:: INPUT MATERIAL ::

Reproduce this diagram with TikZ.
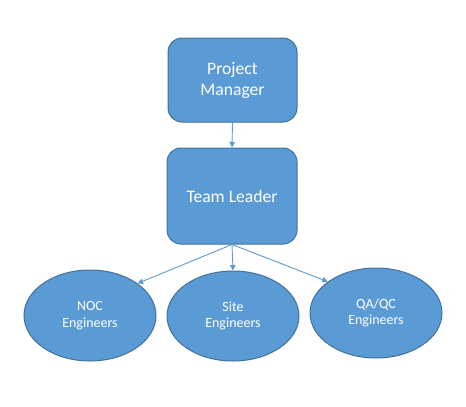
\documentclass[tikz,border=0pt]{standalone}
\usepackage{fontspec}
\setmainfont{Carlito}
\usetikzlibrary{shapes.geometric,arrows.meta}
\definecolor{offblue}{HTML}{5B9BD5}
\definecolor{offborder}{HTML}{41719C}
\tikzset{
  rbox/.style={draw=offborder, fill=offblue, line width=1pt, rounded corners=14pt,
    text=white, align=center, font=\fontsize{17.6}{21}\selectfont, inner sep=0pt},
  ell/.style={ellipse, draw=offborder, fill=offblue, line width=1pt,
    text=white, align=center, font=\fontsize{14}{16.5}\selectfont, inner sep=0pt},
  conn/.style={draw=offblue, line width=0.9pt, -{Triangle[width=5.5pt,length=5.5pt]}}
}
\begin{document}
\begin{tikzpicture}[x=1pt,y=-1pt]
\useasboundingbox (0,0) rectangle (466,407);
\node[rbox, minimum width=129pt, minimum height=84pt] (pm) at (232.5,80) {Project\\Manager};
\node[rbox, minimum width=130pt, minimum height=96pt] (tl) at (232,196) {Team Leader};
\node[ell, minimum width=132pt, minimum height=91pt] (noc) at (90,315.5) {NOC\\Engineers};
\node[ell, minimum width=132pt, minimum height=90pt] (site) at (233,316) {Site\\Engineers};
\node[ell, minimum width=132pt, minimum height=90pt] (qa) at (376,313) {QA/QC\\Engineers};
\draw[conn] (pm.south) -- (tl.north);
\draw[conn] (tl.south) -- (noc.34);
\draw[conn] (tl.south) -- (site.north);
\draw[conn] (tl.south) -- (qa.147);
\end{tikzpicture}
\end{document}
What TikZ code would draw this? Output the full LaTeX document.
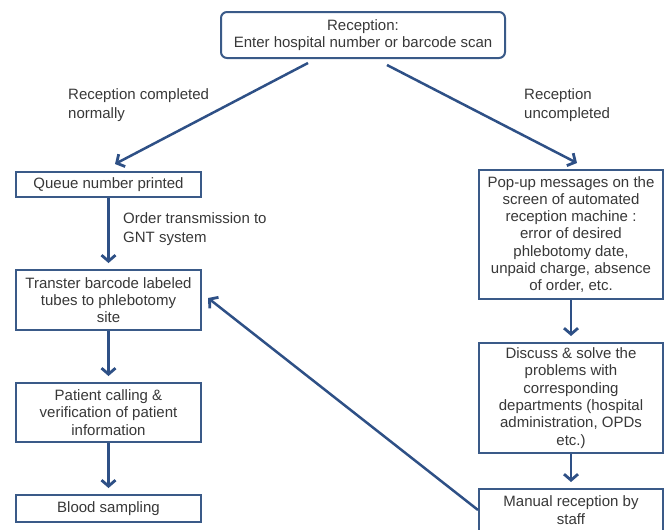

:::

- **DIRECTION**
Print all of the entries word for word. Skip any images they contain.

- **THE COMPLETED TASK**
Reproduce this diagram with TikZ.
\documentclass[tikz,border=0pt]{standalone}
\usepackage{fontspec}
\setmainfont{Carlito}
\usetikzlibrary{shapes.geometric,arrows.meta}
\definecolor{offblue}{HTML}{5B9BD5}
\definecolor{offborder}{HTML}{41719C}
\tikzset{
  rbox/.style={draw=offborder, fill=offblue, line width=1pt, rounded corners=14pt,
    text=white, align=center, font=\fontsize{17.6}{21}\selectfont, inner sep=0pt},
  ell/.style={ellipse, draw=offborder, fill=offblue, line width=1pt,
    text=white, align=center, font=\fontsize{14}{16.5}\selectfont, inner sep=0pt},
  conn/.style={draw=offblue, line width=0.9pt, -{Triangle[width=5.5pt,length=5.5pt]}}
}
\begin{document}
\begin{tikzpicture}[x=1pt,y=-1pt]
\useasboundingbox (0,0) rectangle (466,407);
\node[rbox, minimum width=129pt, minimum height=84pt] (pm) at (232.5,80) {Project\\Manager};
\node[rbox, minimum width=130pt, minimum height=96pt] (tl) at (232,196) {Team Leader};
\node[ell, minimum width=132pt, minimum height=91pt] (noc) at (90,315.5) {NOC\\Engineers};
\node[ell, minimum width=132pt, minimum height=90pt] (site) at (233,316) {Site\\Engineers};
\node[ell, minimum width=132pt, minimum height=90pt] (qa) at (376,313) {QA/QC\\Engineers};
\draw[conn] (pm.south) -- (tl.north);
\draw[conn] (tl.south) -- (noc.34);
\draw[conn] (tl.south) -- (site.north);
\draw[conn] (tl.south) -- (qa.147);
\end{tikzpicture}
\end{document}
What TikZ code would draw this? Output the full LaTeX document.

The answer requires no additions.